# Aquecimento do Árctico vai causar invernos mais frios



## Weatherman (16 Jun 2010 às 11:56)

Citação:


> Investigador dos EUA diz que o último Inverno, anormalmente frio, já foi resultado da ruptura no clima do círculo polar árctico
> 
> O aquecimento do Árctico nos últimos anos está a influenciar a pressão atmosférica no Pólo Norte e a mudar os padrões do vento no planeta. E a Europa, Leste da Ásia e Leste da América do Norte passarão a ter invernos mais frios.
> 
> ...


Fonte: DN


----------



## Mário Barros (16 Jun 2010 às 13:19)

Bem, basear a teoria apenas no último inverno é um bocado arriscado, para não dizer mesmo que é um tiro no escuro.


----------



## S.Miguel-Azores (22 Jun 2010 às 22:46)

É um facto que o aquecimento do Pólo Norte, está a evoluir mais rápidamente do que qualquer outra região do planeta. Os efeitos desse mesmo aquecimento serão sentidos um pouco por todo o globo, já que é o Ártico que influencia as temperaturas do nosso planeta. Quanto mais o Ártico derrete, mais acelerado será o aquecimento global. Claro que esses efeitos terão fortes consequências com efeitos nefastos um pouco por toda a parte nos ecossistemas, lugares  outrora quentes ficarão mais frios e vice versa, aumento das águas oceânicas com a possibilidade até de muitas ilhas planas serem engolidas por inteiro, o enfraquecimento da Corrente do Golfo e claro um aumento das condições extremas meteorológicas por todo o planeta.

Mas pessoalmente não acredito que o homem por si só seja o maior culpado do aquecimento global... Há quem diga até que isso é cíclico...


----------



## Paulo H (22 Jun 2010 às 23:14)

O derretimento do ártico concerteza que iría desequilibrar o balanço energético do planeta, quer pela ausência daquela área com albedo elevado (elevada taxa de reflexão da luz do sol), quer pelo seu contributo em água doce provocando certamente alguma alteração na circulação termo-halina, quer pelo seu contributo biológico tendo em conta a fauna e flora (zôoplanton e fitoplanton) que prosperam em águas frias sendo também intervenientes no balanço de O2/CO2! O derretimento do ártico traria por essas razões, provavelmente uma alteração no padrão da circulação geral da atmosfera, e contribuir para anomalias climáticas um pouco por todo o hemisfério. Basta imaginar um cenário, no qual os anticiclones sobre a zona fossem menos potentes, muita coisa poderia acontecer, mas não me atrevo a querer especular sem dados ou referências..
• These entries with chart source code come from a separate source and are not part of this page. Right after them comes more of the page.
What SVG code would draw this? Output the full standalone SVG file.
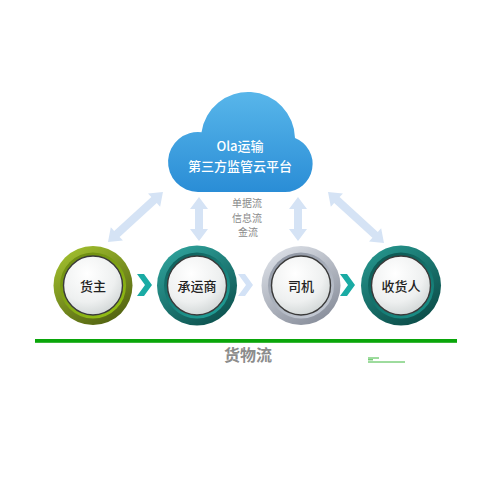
<svg xmlns="http://www.w3.org/2000/svg" width="500" height="500" viewBox="0 0 500 500">
<defs>
<style>
.lbl{font-family:"Noto Sans CJK SC","Liberation Sans",sans-serif;font-size:13px;fill:#222;text-anchor:middle;dominant-baseline:central;font-weight:500}
.cl{font-family:"Noto Sans CJK SC","Liberation Sans",sans-serif;font-size:13px;fill:#fff;text-anchor:middle;font-weight:500}
.flow{font-family:"Noto Sans CJK SC","Liberation Sans",sans-serif;font-size:10px;fill:#8a8a8a;text-anchor:middle}
.arr{fill:#d5e3f5}
.btn{fill:url(#gWhite);stroke:#3a3a3a;stroke-width:1.4}
</style>
<linearGradient id="gCloud" x1="0" y1="0" x2="0" y2="1">
<stop offset="0" stop-color="#58b6ea"/><stop offset="1" stop-color="#2a8dd6"/>
</linearGradient>
<radialGradient id="gWhite" cx="0.4" cy="0.3" r="0.8">
<stop offset="0" stop-color="#ffffff"/><stop offset="0.6" stop-color="#eef0f0"/><stop offset="1" stop-color="#c9cfcf"/>
</radialGradient>
<linearGradient id="gOlive" x1="0.2" y1="0" x2="0.8" y2="1">
<stop offset="0" stop-color="#a2c02e"/><stop offset="1" stop-color="#4f5f10"/>
</linearGradient>
<linearGradient id="gOliveIn" x1="0.2" y1="0" x2="0.8" y2="1">
<stop offset="0" stop-color="#6d8a12"/><stop offset="1" stop-color="#94c014"/>
</linearGradient>
<linearGradient id="gTeal" x1="0.2" y1="0" x2="0.8" y2="1">
<stop offset="0" stop-color="#2fa39c"/><stop offset="1" stop-color="#0c4f4c"/>
</linearGradient>
<linearGradient id="gTealIn" x1="0.2" y1="0" x2="0.8" y2="1">
<stop offset="0" stop-color="#0f5e5a"/><stop offset="1" stop-color="#20a098"/>
</linearGradient>
<linearGradient id="gSilver" x1="0.2" y1="0" x2="0.8" y2="1">
<stop offset="0" stop-color="#dde1e8"/><stop offset="1" stop-color="#858b98"/>
</linearGradient>
<linearGradient id="gSilverIn" x1="0.2" y1="0" x2="0.8" y2="1">
<stop offset="0" stop-color="#8e95a2"/><stop offset="1" stop-color="#c6ccd6"/>
</linearGradient>
<linearGradient id="gTeal2" x1="0.2" y1="0" x2="0.8" y2="1">
<stop offset="0" stop-color="#25958d"/><stop offset="1" stop-color="#0b4a46"/>
</linearGradient>
<linearGradient id="gTeal2In" x1="0.2" y1="0" x2="0.8" y2="1">
<stop offset="0" stop-color="#0c5550"/><stop offset="1" stop-color="#1a9088"/>
</linearGradient>
</defs>
<rect width="500" height="500" fill="#fff"/>

<g id="cloud">
<path d="M 198 192 A 30 30 0 1 1 201.5 132.2 A 47 47 0 0 1 295 138 A 28 28 0 0 1 285 192 Z" fill="url(#gCloud)"/>
<text class="cl" x="240" y="151">Ola运输</text>
<text class="cl" x="240" y="170.5">第三方监管云平台</text>
</g>

<g id="connectors">
<polygon class="arr" transform="translate(108,242) rotate(-42.3)" points="0,0 12,-9 12,-4 62.3,-4 62.3,-9 74.3,0 62.3,9 62.3,4 12,4 12,9"/>
<polygon class="arr" transform="translate(199,197) rotate(90)" points="0,0 12,-9 12,-4 32,-4 32,-9 44,0 32,9 32,4 12,4 12,9"/>
<polygon class="arr" transform="translate(298,197) rotate(90)" points="0,0 12,-9 12,-4 32,-4 32,-9 44,0 32,9 32,4 12,4 12,9"/>
<polygon class="arr" transform="translate(328,192) rotate(42.3)" points="0,0 12,-9 12,-4 63.7,-4 63.7,-9 75.7,0 63.7,9 63.7,4 12,4 12,9"/>
<polygon fill="#1aaba4" points="137,274 144,274 152,285 144,296 137,296 145,285"/>
<polygon fill="#d3e2f6" points="238,274 245,274 253,285 245,296 238,296 246,285"/>
<polygon fill="#1aaba4" points="340,274 347,274 355,285 347,296 340,296 348,285"/>
</g>

<g id="flowlabel">
<text class="flow" x="247" y="207">单据流</text>
<text class="flow" x="247" y="221.5">信息流</text>
<text class="flow" x="248" y="236">金流</text>
</g>

<g id="n-huozhu" transform="translate(93,285.5)">
<circle r="39.5" fill="url(#gOlive)"/>
<circle r="33" fill="url(#gOliveIn)"/>
<circle r="29.5" class="btn"/>
<text class="lbl">货主</text>
</g>
<g id="n-chengyunshang" transform="translate(197,285.5)">
<circle r="40" fill="url(#gTeal)"/>
<circle r="33" fill="url(#gTealIn)"/>
<circle r="29.5" class="btn"/>
<text class="lbl">承运商</text>
</g>
<g id="n-siji" transform="translate(301,285.5)">
<circle r="39.5" fill="url(#gSilver)"/>
<circle r="33" fill="url(#gSilverIn)"/>
<circle r="29.5" class="btn"/>
<text class="lbl">司机</text>
</g>
<g id="n-shouhuoren" transform="translate(401,285.5)">
<circle r="40" fill="url(#gTeal2)"/>
<circle r="33" fill="url(#gTeal2In)"/>
<circle r="29.5" class="btn"/>
<text class="lbl">收货人</text>
</g>

<g id="goods">
<rect x="35" y="339" width="422" height="3.8" fill="#0aa60a"/>
<text x="248" y="361" font-family="Noto Sans CJK SC, Liberation Sans, sans-serif" font-size="16" font-weight="bold" fill="#8c8c8c" text-anchor="middle">货物流</text>
<line x1="368" y1="358" x2="379" y2="358" stroke="#0aa60a" stroke-width="0.8"/>
<line x1="368" y1="359.8" x2="373" y2="359.8" stroke="#0aa60a" stroke-width="0.8"/>
<line x1="368" y1="362" x2="405" y2="362" stroke="#0aa60a" stroke-width="0.8"/>
</g>
</svg>
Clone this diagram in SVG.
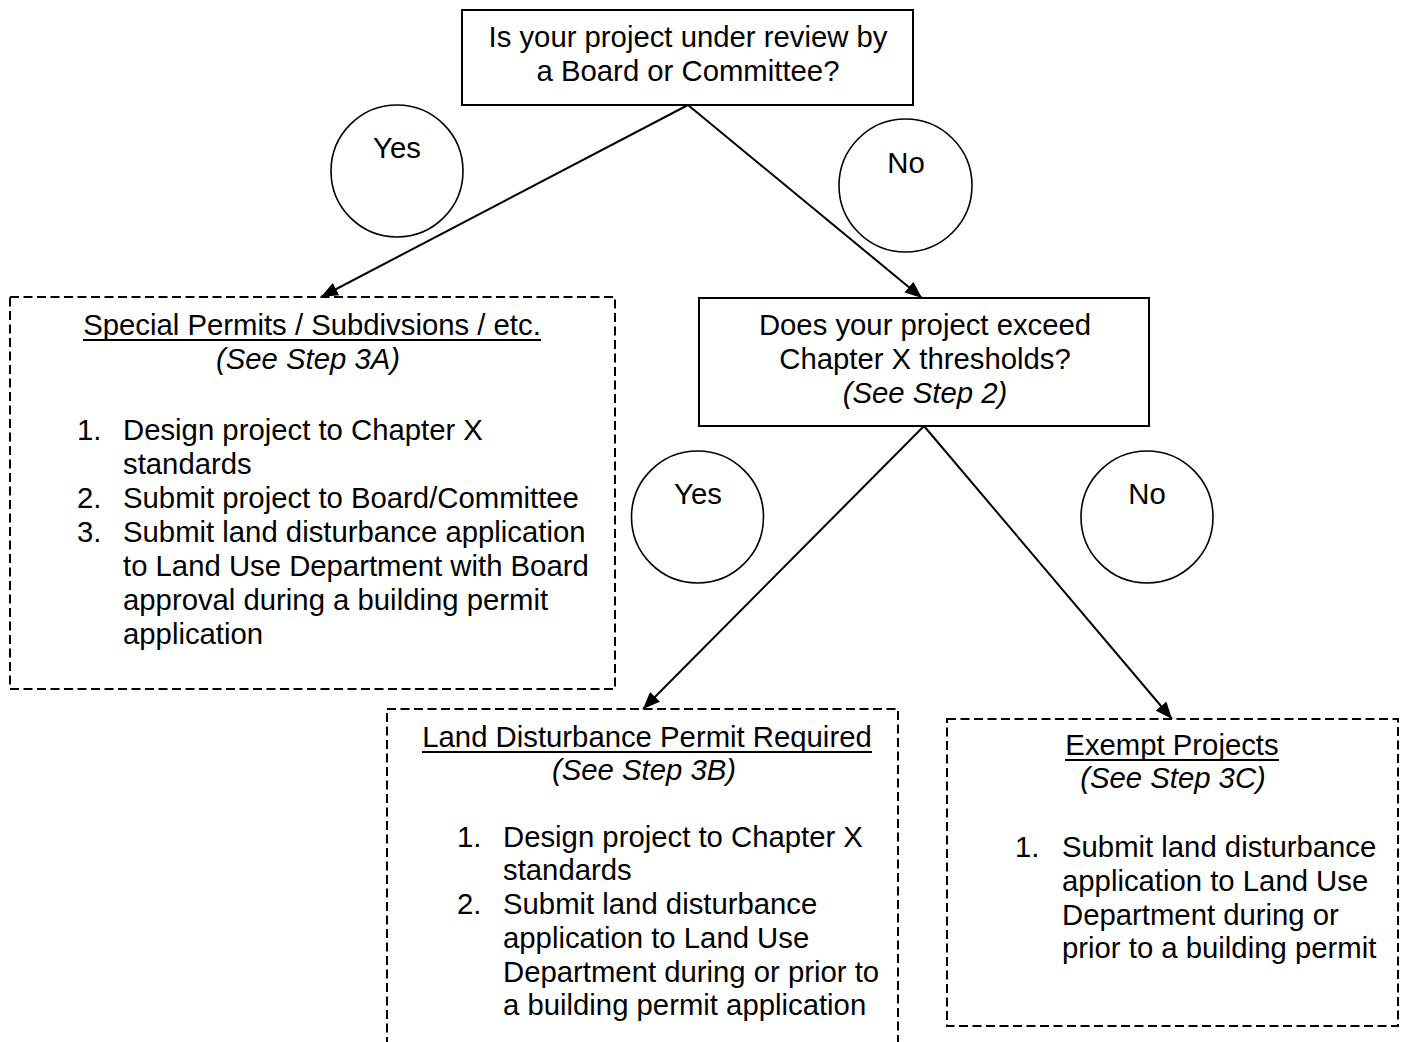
<svg xmlns="http://www.w3.org/2000/svg" width="1406" height="1042" viewBox="0 0 1406 1042">
<style>
text{font-family:"Liberation Sans",Arial,sans-serif;font-size:29.3px;fill:#000}
.c{text-anchor:middle}
.i{font-style:italic}
.box{fill:#fff;stroke:#000;stroke-width:2}
.dash{fill:#fff;stroke:#000;stroke-width:2;stroke-dasharray:9 4.5}
.circ{fill:#fff;stroke:#000;stroke-width:1.6}
.ul{stroke:#000;stroke-width:2}
.con{stroke:#000;stroke-width:2;fill:none;marker-end:url(#ah)}
</style>
<defs>
<marker id="ah" markerUnits="userSpaceOnUse" markerWidth="18" markerHeight="14" refX="17" refY="7" orient="auto">
<path d="M0,0 L17,7 L0,14 z" fill="#000"/>
</marker>
</defs>
<rect width="1406" height="1042" fill="#fff"/>

<g id="q1">
<rect class="box" x="462" y="10" width="451" height="95"/>
<text class="c" x="688" y="47">Is your project under review by</text>
<text class="c" x="688" y="81">a Board or Committee?</text>
</g>

<g id="yes1">
<circle class="circ" cx="397" cy="171" r="66"/>
<text class="c" x="397" y="158">Yes</text>
</g>

<g id="no1">
<circle class="circ" cx="905.5" cy="185.5" r="66.5"/>
<text class="c" x="906" y="173">No</text>
</g>

<g id="special">
<rect class="dash" x="10" y="297" width="605" height="392"/>
<text class="c" x="312" y="335">Special Permits / Subdivsions / etc.</text>
<line class="ul" x1="83" y1="340" x2="541" y2="340"/>
<text class="c i" x="308" y="369">(See Step 3A)</text>
<text x="77" y="440">1.</text><text x="123" y="440">Design project to Chapter X</text>
<text x="123" y="474">standards</text>
<text x="77" y="508">2.</text><text x="123" y="508">Submit project to Board/Committee</text>
<text x="77" y="542">3.</text><text x="123" y="542">Submit land disturbance application</text>
<text x="123" y="576">to Land Use Department with Board</text>
<text x="123" y="610">approval during a building permit</text>
<text x="123" y="644">application</text>
</g>

<g id="q2">
<rect class="box" x="699" y="298" width="450" height="128"/>
<text class="c" x="925" y="335">Does your project exceed</text>
<text class="c" x="925" y="369">Chapter X thresholds?</text>
<text class="c i" x="925" y="403">(See Step 2)</text>
</g>

<g id="yes2">
<circle class="circ" cx="697.5" cy="517" r="66"/>
<text class="c" x="698" y="504">Yes</text>
</g>

<g id="no2">
<circle class="circ" cx="1147" cy="517" r="66"/>
<text class="c" x="1147" y="504">No</text>
</g>

<g id="landdist">
<rect class="dash" x="387" y="709" width="511" height="400"/>
<text class="c" x="647" y="747">Land Disturbance Permit Required</text>
<line class="ul" x1="422" y1="752" x2="872" y2="752"/>
<text class="c i" x="644" y="780">(See Step 3B)</text>
<text x="457" y="847">1.</text><text x="503" y="847">Design project to Chapter X</text>
<text x="503" y="880">standards</text>
<text x="457" y="914">2.</text><text x="503" y="914">Submit land disturbance</text>
<text x="503" y="948">application to Land Use</text>
<text x="503" y="982">Department during or prior to</text>
<text x="503" y="1015">a building permit application</text>
</g>

<g id="exempt">
<rect class="dash" x="947" y="719" width="451" height="307"/>
<text class="c" x="1172" y="755">Exempt Projects</text>
<line class="ul" x1="1065" y1="760" x2="1279" y2="760"/>
<text class="c i" x="1173" y="788">(See Step 3C)</text>
<text x="1015" y="857">1.</text><text x="1062" y="857">Submit land disturbance</text>
<text x="1062" y="891">application to Land Use</text>
<text x="1062" y="925">Department during or</text>
<text x="1062" y="958">prior to a building permit</text>
</g>

<g id="connectors">
<line class="con" x1="688" y1="105" x2="321" y2="297"/>
<line class="con" x1="688" y1="105" x2="922" y2="298"/>
<line class="con" x1="924" y1="426" x2="643" y2="709"/>
<line class="con" x1="924" y1="426" x2="1172" y2="719"/>
</g>
</svg>
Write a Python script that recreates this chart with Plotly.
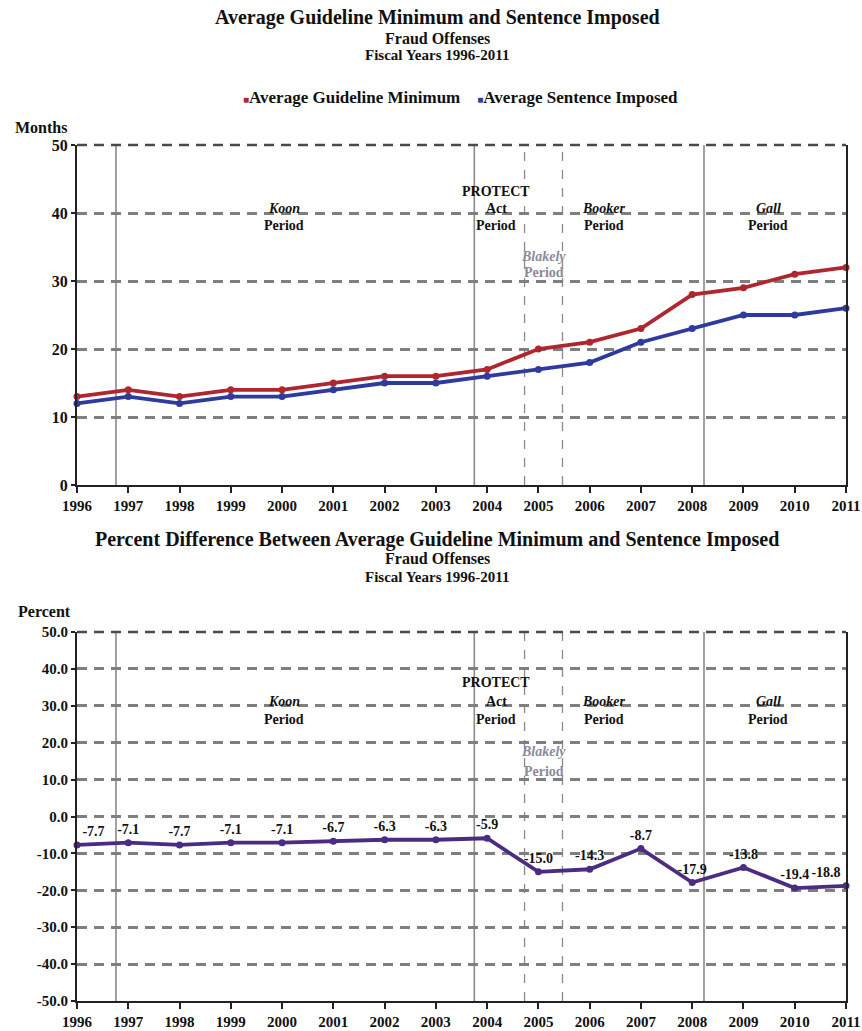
import plotly.graph_objects as go

# ---------------- data ----------------
years = list(range(1996, 2012))
guideline_min = [13, 14, 13, 14, 14, 15, 16, 16, 17, 20, 21, 23, 28, 29, 31, 32]
sentence_imposed = [12, 13, 12, 13, 13, 14, 15, 15, 16, 17, 18, 21, 23, 25, 25, 26]
pct_diff = [-7.7, -7.1, -7.7, -7.1, -7.1, -6.7, -6.3, -6.3, -5.9,
            -15.0, -14.3, -8.7, -17.9, -13.8, -19.4, -18.8]
pct_labels = [f"{v:.1f}" for v in pct_diff]

solid_boundaries = [1996.76, 2003.75, 2008.23]     # Koon / PROTECT / Booker-Gall
blakely_boundaries = [2004.73, 2005.47]            # Blakely period bounds

top_yticks = [0, 10, 20, 30, 40, 50]
bottom_yticks = [-50, -40, -30, -20, -10, 0, 10, 20, 30, 40, 50]
bottom_ytick_labels = [f"{v:.1f}" for v in bottom_yticks]   # plain hyphen minus

# period labels: (first line, x position)
period_labels = [("<i>Koon</i>", 2000.04), ("PROTECT<br>Act", 2004.18),
                 ("<i>Booker</i>", 2006.27), ("<i>Gall</i>", 2009.48)]

RED = "#B0262F"
BLUE = "#2F3A9E"
PURPLE = "#4B2C83"
GRID = "#7f7f7f"
FONT = "Liberation Serif"

W, H = 862, 1031
ML, MR, MT, MB = 77, 16, 145, 30
PH = H - MT - MB
PW = W - ML - MR


def py(y_px):
    """pixel y -> paper fraction"""
    return (MT + PH - y_px) / PH


def pxx(x_px):
    """pixel x -> paper fraction"""
    return (x_px - ML) / PW


fig = go.Figure()

fig.add_trace(go.Scatter(
    x=years, y=guideline_min, mode="lines+markers", name="Average Guideline Minimum",
    line=dict(color=RED, width=3.8), marker=dict(color=RED, size=7),
    cliponaxis=False, showlegend=False, xaxis="x", yaxis="y"))
fig.add_trace(go.Scatter(
    x=years, y=sentence_imposed, mode="lines+markers", name="Average Sentence Imposed",
    line=dict(color=BLUE, width=3.8), marker=dict(color=BLUE, size=7),
    cliponaxis=False, showlegend=False, xaxis="x", yaxis="y"))

label_pos = ["top center"] * len(years)
label_pos[0] = "top right"
label_pos[-1] = "top left"
fig.add_trace(go.Scatter(
    x=years, y=pct_diff, mode="lines+markers+text", name="Percent Difference",
    text=pct_labels, texttemplate="<b>%{text}</b>", textposition=label_pos,
    textfont=dict(family=FONT, size=14, color="#111"),
    line=dict(color=PURPLE, width=3.8), marker=dict(color=PURPLE, size=7),
    cliponaxis=False, showlegend=False, xaxis="x2", yaxis="y2"))

axis_font = dict(family=FONT, size=15, color="#111", weight="bold")

xcommon = dict(range=[1996, 2011], tickmode="array", tickvals=years,
               ticktext=[str(y) for y in years], ticks="outside", ticklen=6,
               tickwidth=2, tickcolor="#222", showline=True, linecolor="#222",
               linewidth=2, showgrid=False, zeroline=False, tickfont=axis_font,
               fixedrange=True, automargin=False)
ycommon = dict(showline=True, linecolor="#222", linewidth=2, mirror=True,
               showgrid=True, gridcolor=GRID, griddash="10px,7px", gridwidth=2.6,
               zeroline=False, ticks="outside", ticklen=4, tickwidth=2,
               tickcolor="#222", fixedrange=True, automargin=False)

fig.update_layout(
    width=W, height=H, autosize=False,
    margin=dict(l=ML, r=MR, t=MT, b=MB, autoexpand=False),
    paper_bgcolor="white", plot_bgcolor="white",
    font=dict(family=FONT, color="#111"),
    xaxis=dict(domain=[0, 1], anchor="y", **xcommon),
    yaxis=dict(domain=[py(485), 1], anchor="x", range=[0, 50],
               tickvals=top_yticks,
               tickfont=dict(family=FONT, size=16, color="#111", weight="bold"),
               **ycommon),
    xaxis2=dict(domain=[0, 1], anchor="y2", **xcommon),
    yaxis2=dict(domain=[0, py(632)], anchor="x2", range=[-50, 50],
                tickvals=bottom_yticks, ticktext=bottom_ytick_labels,
                tickfont=axis_font, **ycommon),
)

# dark dashed top edge of both plot areas
for xr, yr in [("x domain", "y domain"), ("x2 domain", "y2 domain")]:
    fig.add_shape(type="line", xref=xr, yref=yr, x0=0, x1=1, y0=1, y1=1,
                  line=dict(color="#4a4a4a", width=2.6, dash="10px,7px"))

# vertical period boundaries
for yref in ["y domain", "y2 domain"]:
    xr = "x" if yref == "y domain" else "x2"
    for xb in solid_boundaries:
        fig.add_shape(type="line", xref=xr, yref=yref, x0=xb, x1=xb, y0=0, y1=1,
                      line=dict(color="#8a8a8a", width=1.6), layer="below")
    for xb in blakely_boundaries:
        fig.add_shape(type="line", xref=xr, yref=yref, x0=xb, x1=xb, y0=0, y1=1,
                      line=dict(color="#8a8a8a", width=1.3, dash="dash"), layer="below")


# period labels
def add_periods(xr, yr, y_first, y_period, y_protect, y_bl1, y_bl2):
    for txt, xp in period_labels:
        if "PROTECT" in txt:
            fig.add_annotation(x=xp, y=y_protect, xref=xr, yref=yr, showarrow=False,
                               text="<b>PROTECT</b>", font=dict(family=FONT, size=14, color="#111"))
            fig.add_annotation(x=xp, y=y_first, xref=xr, yref=yr, showarrow=False,
                               text="<b>Act</b>", font=dict(family=FONT, size=14, color="#111"))
        else:
            fig.add_annotation(x=xp, y=y_first, xref=xr, yref=yr, showarrow=False,
                               text=f"<b>{txt}</b>", font=dict(family=FONT, size=14, color="#111"))
        fig.add_annotation(x=xp, y=y_period, xref=xr, yref=yr, showarrow=False,
                           text="<b>Period</b>", font=dict(family=FONT, size=14, color="#111"))
    fig.add_annotation(x=2005.1, y=y_bl1, xref=xr, yref=yr, showarrow=False,
                       text="<b><i>Blakely</i></b>", font=dict(family=FONT, size=14, color="#8a8a9a"))
    fig.add_annotation(x=2005.1, y=y_bl2, xref=xr, yref=yr, showarrow=False,
                       text="<b>Period</b>", font=dict(family=FONT, size=14, color="#8a8a9a"))


add_periods("x", "y", 40.6, 38.1, 43.1, 33.6, 31.2)
add_periods("x2", "y2", 31.3, 26.4, 36.4, 17.5, 12.3)


# titles
def title_block(lines, centers_px, x_center_px):
    for (txt, size), ypx in zip(lines, centers_px):
        fig.add_annotation(x=pxx(x_center_px), y=py(ypx), xref="paper", yref="paper",
                           showarrow=False, xanchor="center", yanchor="middle",
                           text=f"<b>{txt}</b>", font=dict(family=FONT, size=size, color="#111"))


title_block([("Average Guideline Minimum and Sentence Imposed", 20),
             ("Fraud Offenses", 16), ("Fiscal Years 1996-2011", 15)],
            [17, 38, 55], 437)
title_block([("Percent Difference Between Average Guideline Minimum and Sentence Imposed", 20),
             ("Fraud Offenses", 16), ("Fiscal Years 1996-2011", 15)],
            [539, 558, 577], 437)

# legend (top chart)
legend_text = (f"<span style='color:{RED};font-size:10px'>■</span><b>Average Guideline Minimum</b>"
               f"    <span style='color:{BLUE};font-size:10px'>■</span><b>Average Sentence Imposed</b>")
fig.add_annotation(x=pxx(460), y=py(97), xref="paper", yref="paper", showarrow=False,
                   xanchor="center", yanchor="middle", text=legend_text,
                   font=dict(family=FONT, size=17, color="#111"))

# axis unit labels
fig.add_annotation(x=pxx(13), y=py(127), xref="paper", yref="paper", showarrow=False,
                   xanchor="left", yanchor="middle", text="<b>Months</b>",
                   font=dict(family=FONT, size=16, color="#111"))
fig.add_annotation(x=pxx(16), y=py(611), xref="paper", yref="paper", showarrow=False,
                   xanchor="left", yanchor="middle", text="<b>Percent</b>",
                   font=dict(family=FONT, size=16, color="#111"))

# remove the default 8px page margin so the figure fills the 862x1031 window exactly
fig.write_html("out.html", config={"displayModeBar": False},
               post_script="document.body.style.margin='0';document.body.style.overflow='hidden';")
Agora se me perguntarem qual das calotes polares traria maiores consequências a nível global, aí eu respondo com toda a convicção de que se trata do pólo sul! É incomparavelmente mais frio, maior, com maior reserva de água doce, é todo um continente montanhoso! Até os ventos têm nome no antártico. Ventos esses que desencadeiam perturbações, que praticamente iniciam as mudanças de estação! São ventos extremamente agressivos que se iniciam nos altos planaltos do interior da antártída e descem ganhando velocidade na descida até ao nível do mar! Pólo norte ou pólo sul, vence o pólo sul, sem qualquer sombra de dúvida! 

Dados da antártida:

% Água doce = 70 a 80% de toda a água doce no mundo

ventos catabaticos (resultantes da diferença de pressão, aumento de densidade e descida de altitude acelerada por efeito da gravidade) tendo sido registados ventos da ordem dos 320km/h nas regiões costeiras

Altitude média: 2200m

T min (recorde do planeta): -89C


----------



## Knyght (24 Jun 2010 às 19:26)

Mário Barros disse:


> Bem, basear a teoria apenas no último inverno é um bocado arriscado, para não dizer mesmo que é um tiro no escuro.



É a velha e mais que confirmada teoria, *Na natureza nada se cria, nada se perde, tudo se transforma*

Sendo que todo o universo traduz-se em energia temos também que a:



> Conservação da carga é o princípio em física que estipula que a carga elétrica não pode ser criada ou destruída. A quantidade de carga, a somatória da carga positiva menos a somatória das cargas negativas no universo, é sempre conservada. Na prática, a conservação de carga é uma lei que estabelece que a variação da carga elétrica em um especifico volume do espaço é exatamente igual à variação da carga que flui para este volume menos a variação da carga que deixa este volume.
> Em essência, a conservação de carga é um quantidade de carga em uma região e o fluxo da carga para dentro e para fora da mesma região. Matematicamente, podemos estabelecer a lei como uma equação de continuidade:
> 
> 
> ...



O planeta terra tem a particularidade de ter o seu ambiente controlado e vai concerteza adaptar-se!


----------



## rozzo (25 Jun 2010 às 10:39)

Credo!

Ao menos uma equação de Termodinâmica, ainda se podia tentar relacionar..

Agora equações de Electromagnetismo, para justificar o que se fala neste tópico!?

Juízo rapaz!


----------